An overtone is a natural resonance of a system. Systems described by overtones are often sound systems, for example, blown pipes or plucked strings. If such a system is excited, a number of tones may be produced along with the fundamental tone. In simple cases, such as for most musical instruments, the frequencies of these tones are the same as (or close to) the harmonics (integer multiples of the fundamental frequency). An example for an exception is a circular drum, whose first overtone is 2.4 times its fundamental resonance frequency. The human vocal tract is able to produce a highly variable structure of overtones, called formants, which define different vowels.
Most oscillators, from a guitar string to a bell (or even the hydrogen atom or a periodic variable star) will naturally vibrate at a series of distinct frequencies known as normal modes. The lowest normal mode frequency is known as the fundamental frequency, while the higher frequencies are called overtones. Often, when these oscillators are excited, by, for example, plucking a guitar string, it will oscillate at several of its modal frequencies at the same time. So when a note is played, this gives the sensation of hearing other frequencies (overtones) above the lowest frequency (the fundamental).
Timbre is the quality that gives the listener the ability to distinguish between the sound of different instruments.
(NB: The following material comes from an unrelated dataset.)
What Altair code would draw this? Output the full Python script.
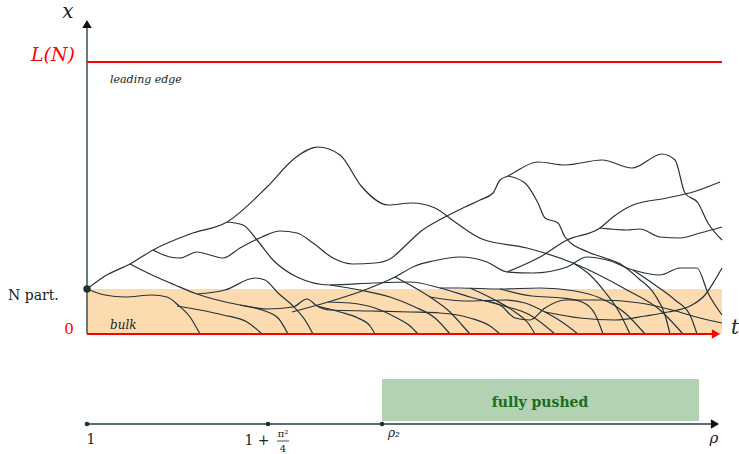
import altair as alt
import pandas as pd

# ---- coordinate frame -------------------------------------------------------
T_DOMAIN = [-87, 652]       # time axis range (t = 0 at the origin)
X_DOMAIN = [-120, 334]      # position axis range (x = 0 is the absorbing wall)
T_END = 635                 # right end of the time window
N_LEVEL = 45                # height of the bulk (N particles)
L_LEVEL = 272               # leading edge L(N)
RHO_LEVEL = -90             # level of the rho parameter line below

CURVE = "#263238"
AXIS = "#455a5a"
RED = "#ff0000"
SERIF = "'DejaVu Serif', 'Liberation Serif', serif"

# ---- branching trajectories, each a list of (t, x) --------------------------
path_peak = [(0, 45), (18, 58), (43, 70), (66, 84), (103, 100), (140, 112), (180, 147),
             (208, 176), (231, 187), (253, 179), (275, 147), (301, 129), (325, 131),
             (348, 126), (368, 112), (395, 95), (440, 86), (486, 71), (540, 44),
             (573, 24), (596, 0)]
path_wavy = [(66, 84), (83, 77), (93, 76), (110, 82), (123, 79), (136, 76), (153, 86),
             (175, 97), (193, 103), (210, 101), (226, 91), (246, 76), (266, 70), (288, 71),
             (303, 75), (318, 88), (333, 102), (356, 116), (378, 127), (393, 134),
             (406, 141), (413, 154), (421, 158), (451, 172), (478, 169), (515, 174),
             (545, 166), (575, 180), (588, 174), (598, 141), (611, 131), (621, 111),
             (635, 94)]
path_drop = [(421, 158), (438, 151), (451, 131), (458, 116), (471, 111), (478, 97),
             (501, 82), (518, 76), (535, 69), (551, 56), (568, 39), (578, 19), (583, 0)]
path_slide = [(140, 112), (156, 109), (170, 94), (186, 74), (210, 57), (243, 49),
              (286, 51), (323, 52), (353, 46), (383, 37), (413, 29), (443, 19), (468, 0)]
path_climb = [(205, 22), (241, 32), (275, 43), (308, 57), (328, 68), (346, 73), (373, 77),
              (400, 72), (420, 62), (446, 61), (480, 67), (500, 77), (520, 74), (546, 64),
              (573, 59), (593, 66), (610, 66), (621, 41), (635, 19)]
path_rise = [(420, 62), (453, 77), (480, 94), (513, 106), (526, 117), (546, 129),
             (580, 136), (606, 142), (633, 152)]
path_fork = [(513, 106), (540, 104), (553, 105), (573, 97), (593, 96), (613, 101), (635, 107)]

path_b1 = [(0, 45), (18, 39), (38, 37), (65, 39), (80, 37), (91, 29), (103, 17), (113, 0)]
path_b2 = [(90, 28), (113, 24), (136, 19), (160, 12), (175, 0)]
path_b3 = [(43, 70), (65, 59), (88, 49), (110, 40), (153, 29), (180, 25), (206, 27),
           (220, 35), (230, 28), (243, 24), (283, 23), (323, 22), (353, 21), (383, 16),
           (403, 8), (413, 0)]
path_b4 = [(153, 29), (175, 24), (191, 16), (201, 0)]
path_b5 = [(110, 40), (138, 44), (168, 56), (178, 54), (191, 41), (205, 29), (218, 14), (226, 0)]
path_b6 = [(230, 28), (253, 22), (271, 16), (283, 8), (288, 0)]
path_b7 = [(241, 32), (263, 31), (288, 26), (308, 17), (323, 8), (331, 0)]
path_b8 = [(243, 49), (273, 44), (303, 37), (328, 27), (348, 16), (363, 0)]
path_b9 = [(308, 57), (323, 49), (343, 37), (363, 22), (375, 9), (383, 0)]
path_b10 = [(353, 46), (373, 46), (413, 45), (453, 46), (488, 43), (513, 36), (538, 21), (558, 0)]
path_b11 = [(383, 46), (408, 34), (428, 22), (441, 11), (448, 0)]
path_b12 = [(343, 37), (378, 33), (418, 34), (438, 31), (458, 22), (475, 12), (491, 0)]
path_b13 = [(413, 45), (445, 38), (475, 36), (495, 32), (508, 20), (516, 0)]
path_b14 = [(486, 71), (503, 59), (518, 42), (531, 24), (543, 0)]
path_b15 = [(393, 34), (413, 29), (428, 16), (443, 14), (458, 26), (478, 34), (513, 34),
            (553, 31), (585, 24), (613, 16), (635, 11)]
path_b16 = [(458, 22), (493, 16), (528, 14), (558, 18), (581, 22), (605, 29), (618, 39),
            (628, 54), (635, 66)]
path_b17 = [(546, 64), (568, 49), (588, 34), (603, 19), (610, 0)]

paths = {
    "peak": path_peak, "wavy": path_wavy, "drop": path_drop, "slide": path_slide,
    "climb": path_climb, "rise": path_rise, "fork": path_fork,
    "b1": path_b1, "b2": path_b2, "b3": path_b3, "b4": path_b4, "b5": path_b5,
    "b6": path_b6, "b7": path_b7, "b8": path_b8, "b9": path_b9, "b10": path_b10,
    "b11": path_b11, "b12": path_b12, "b13": path_b13, "b14": path_b14,
    "b15": path_b15, "b16": path_b16, "b17": path_b17,
}

# ---- rho parameter line ------------------------------------------------------
rho_ticks_t = [0, 181, 295]
pushed_from, pushed_to = 295, 612
pushed_low, pushed_high = -87, -45

# ---- build frames ------------------------------------------------------------
rows = []
for name, pts in paths.items():
    for i, (t, x) in enumerate(pts):
        rows.append({"path": name, "k": i, "t": t, "x": x})
traj = pd.DataFrame(rows)

xs = alt.Scale(domain=T_DOMAIN, nice=False, zero=False)
ys = alt.Scale(domain=X_DOMAIN, nice=False, zero=False)


def X(field):
    return alt.X(field, type="quantitative", scale=xs, axis=None)


def Y(field):
    return alt.Y(field, type="quantitative", scale=ys, axis=None)


bulk = alt.Chart(pd.DataFrame({"t": [0], "t2": [T_END], "x": [0], "x2": [N_LEVEL]})).mark_rect(
    color="#fddbb0").encode(x=X("t"), x2="t2", y=Y("x"), y2="x2")

pushed = alt.Chart(pd.DataFrame({"t": [pushed_from], "t2": [pushed_to],
                                 "x": [pushed_low], "x2": [pushed_high]})).mark_rect(
    color="#b3d1b3").encode(x=X("t"), x2="t2", y=Y("x"), y2="x2")

lines = alt.Chart(traj).mark_line(interpolate="monotone", color=CURVE, strokeWidth=1.2).encode(
    x=X("t"), y=Y("x"), detail="path:N", order="k:Q")

seg = pd.DataFrame([
    {"id": "vaxis", "t": 0, "t2": 0, "x": 0, "x2": 310, "c": AXIS, "w": 1.6},
    {"id": "lead", "t": 0, "t2": T_END, "x": L_LEVEL, "x2": L_LEVEL, "c": RED, "w": 2},
    {"id": "taxis", "t": 0, "t2": 628, "x": 0, "x2": 0, "c": RED, "w": 2},
    {"id": "rho", "t": 0, "t2": 626, "x": RHO_LEVEL, "x2": RHO_LEVEL, "c": "#587070", "w": 2},
])
rules = alt.Chart(seg).mark_rule().encode(
    x=X("t"), x2="t2", y=Y("x"), y2="x2",
    color=alt.Color("c:N", scale=None), strokeWidth=alt.StrokeWidth("w:Q", scale=None))

heads = pd.DataFrame([
    {"t": 0, "x": 310, "shape": "triangle-up", "c": "#111111"},
    {"t": 629, "x": 0, "shape": "triangle-right", "c": RED},
    {"t": 628, "x": RHO_LEVEL, "shape": "triangle-right", "c": "#111111"},
])
arrows = alt.Chart(heads).mark_point(filled=True, size=90, opacity=1).encode(
    x=X("t"), y=Y("x"), shape=alt.Shape("shape:N", scale=None),
    color=alt.Color("c:N", scale=None))

dots = alt.Chart(pd.DataFrame({"t": [0] + rho_ticks_t, "x": [N_LEVEL] + [RHO_LEVEL] * 3,
                               "s": [55, 22, 22, 22]})).mark_circle(
    color="#1f3030", opacity=1).encode(x=X("t"), y=Y("x"), size=alt.Size("s:Q", scale=None))

labels = pd.DataFrame([
    {"t": -19, "x": 322, "txt": "x", "c": "#222222", "fs": 20, "st": "italic", "fw": "normal", "al": "center"},
    {"t": -12, "x": 279, "txt": "L(N)", "c": RED, "fs": 19, "st": "italic", "fw": "normal", "al": "right"},
    {"t": 23, "x": 254, "txt": "leading edge", "c": "#222222", "fs": 11, "st": "italic", "fw": "normal", "al": "left"},
    {"t": 23, "x": 9, "txt": "bulk", "c": "#222222", "fs": 12, "st": "italic", "fw": "normal", "al": "left"},
    {"t": -79, "x": 38, "txt": "N part.", "c": "#222222", "fs": 14, "st": "normal", "fw": "normal", "al": "left"},
    {"t": -18, "x": 5, "txt": "0", "c": RED, "fs": 15, "st": "normal", "fw": "normal", "al": "center"},
    {"t": 648, "x": 6, "txt": "t", "c": "#222222", "fs": 20, "st": "italic", "fw": "normal", "al": "center"},
    {"t": 4, "x": -106, "txt": "1", "c": "#222222", "fs": 14, "st": "normal", "fw": "normal", "al": "center"},
    {"t": 170, "x": -107, "txt": "1 +", "c": "#222222", "fs": 14, "st": "normal", "fw": "normal", "al": "center"},
    {"t": 196, "x": -100, "txt": "π²", "c": "#222222", "fs": 10, "st": "normal", "fw": "normal", "al": "center"},
    {"t": 196, "x": -115, "txt": "4", "c": "#222222", "fs": 10, "st": "normal", "fw": "normal", "al": "center"},
    {"t": 307, "x": -99, "txt": "ρ₂", "c": "#222222", "fs": 12, "st": "italic", "fw": "normal", "al": "center"},
    {"t": 627, "x": -104, "txt": "ρ", "c": "#222222", "fs": 15, "st": "italic", "fw": "normal", "al": "center"},
    {"t": 453, "x": -69, "txt": "fully pushed", "c": "#1a6e1a", "fs": 14, "st": "normal", "fw": "bold", "al": "center"},
])
texts = []
for _, r in labels.iterrows():
    texts.append(alt.Chart(pd.DataFrame([r])).mark_text(
        font=SERIF, fontSize=int(r["fs"]), fontStyle=r["st"], fontWeight=r["fw"],
        align=r["al"], baseline="middle", color=r["c"]).encode(
        x=X("t"), y=Y("x"), text="txt:N"))

frac = alt.Chart(pd.DataFrame({"t": [190], "t2": [202], "x": [-107]})).mark_rule(
    color="#222222", strokeWidth=0.8).encode(x=X("t"), x2="t2", y=Y("x"))

chart = alt.layer(bulk, pushed, lines, rules, arrows, dots, frac, *texts).properties(
    width=739, height=454, autosize=alt.AutoSizeParams(type="none"), padding=0
).configure_view(stroke=None)

chart.save("out.html", embed_options={"renderer": "svg", "actions": False})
The timbre of an instrument is determined by which overtones it emphasizes. That is to say, the relative volumes of these overtones to each other determines the specific "flavor" or "color" of sound of that family of instruments. The intensity of each of these overtones is rarely constant for the duration of a note. Over time, different overtones may decay at different rates, causing the relative intensity of each overtone to rise or fall independent of the overall volume of the sound. A carefully trained ear can hear these changes even in a single note. This is why the timbre of a note may be perceived differently when played staccato or legato.
A driven non-linear oscillator, such as the human voice, a blown wind instrument, or a bowed violin string (but not a struck guitar string or bell) will oscillate in a periodic, non-sinusoidal manner. This generates the impression of sound at integer multiple frequencies of the fundamental known as harmonics. For most string instruments and other long and thin instruments such as a trombone or bassoon, the first few overtones are quite close to integer multiples of the fundamental frequency, producing an approximation to a harmonic series. Thus, in music, overtones are often called harmonics. Depending upon how the string is plucked or bowed, different overtones can be emphasized. However, some overtones in some instruments may not be of a close integer multiplication of the fundamental frequency, thus causing a small dissonance. "High quality" instruments are usually built in such a manner that their individual notes do not create disharmonious overtones. In fact, the flared end of a brass instrument is not to make the instrument sound louder, but to correct for tube length "end effects" that would otherwise make the overtones significantly different from integer harmonics. This is illustrated by the following:Consider a guitar string. Its idealised 1st overtone would be exactly twice its fundamental if its length was shortened by ½, say by lightly pressing a guitar string at the 12th fret. However, if a vibrating string is examined, it will be seen that the string does not vibrate flush to the bridge and nut, but has a small "dead length" of string at each end. This dead length actually varies from string to string, being more pronounced with thicker and/or stiffer strings. This means that halving the physical string length does not halve the actual string vibration length, and hence, the overtones will not be exact multiples of a fundamental frequency. The effect is so pronounced that properly set up guitars will angle the bridge such that the thinner strings will progressively have a length up to few millimeters shorter than the thicker strings. Not doing so would result in inharmonious chords made up of two or more strings. Similar considerations apply to tube instruments.